Limit (極限): The value that a function approaches as the input approaches some value.
Infinity (無窮大): A concept that represents an unbounded quantity.
Finite (有限的): Having limits or bounds. A finite interval has a starting point and an ending point.
Infinite (無限的): Without limits or bounds. The set of all numbers goes on forever, so it's infinite.
Converging (收斂): Approaching a limit.
Approximation (近似值): A value or quantity that is nearly but not exactly correct.
L'Hôpital's Rule (羅必達法則): A rule that uses derivatives to calculate limits of fractions whose numerators and denominators both approach zero or infinity.
Continuous function (連續函數): A function is continuous if you can draw its graph without lifting your pen.

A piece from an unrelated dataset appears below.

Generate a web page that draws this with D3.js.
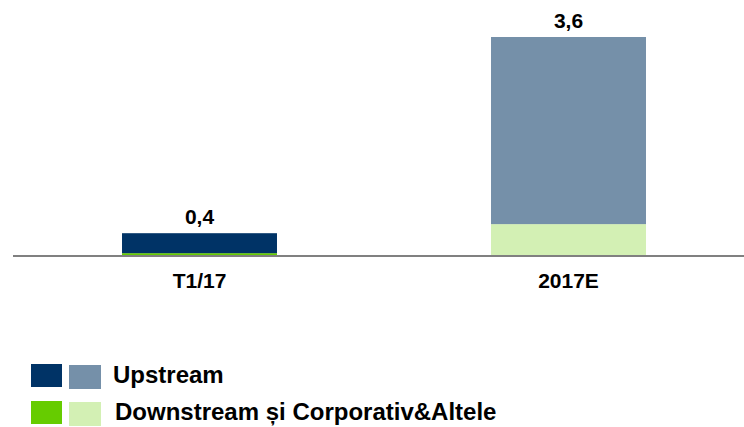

This means there are no abrupt jumps or breaks in the graph.
Derivative (導數): A measure of how a function changes as its input changes.
Differential (微分): A function is differentiable if it possesses a derivative at every point in its domain. This indicates the function's graph is smooth, without sharp corners or breaks.
Implicit differentiation (隱微分): A technique used to find the derivative of a function that is not explicitly defined.
Dummy variable (啞變量): A variable that is used in a mathematical expression but whose value does not affect the outcome.
Mean Value Theorem (均值定理): For any function that is continuous on [a, b] and differentiable on (a, b) there exists some c in the interval (a, b) such that the secant joining the endpoints of the interval [a, b] is parallel to the tangent at c.
Extreme Values (極值): The extreme values of a function are its maximum and minimum values. These can be:
Local (局部): The highest or lowest value within a small region of the function's graph
Absolute (絕對): The highest or lowest value across the entire domain of the function.
Critical Point (臨界點): A critical point is where the derivative of a function is either zero or undefined. These points are essential for finding potential locations of maxima and minima.
Inflection Point/Point of inflection (反曲點): An inflection point is where the concavity of a function's graph changes from concave up (bowl-shaped) to concave down (upside-down bowl), or vice versa.
Concavity (凹凸性): Concavity refers to how a curve bends. A function is concave up if its graph curves upwards, and concave down if it curves downwards.89
Asymptote (漸近線): An asymptote is a line that a function's graph approaches as the input values get extremely large or extremely small. There are horizontal, vertical, and oblique asymptotes.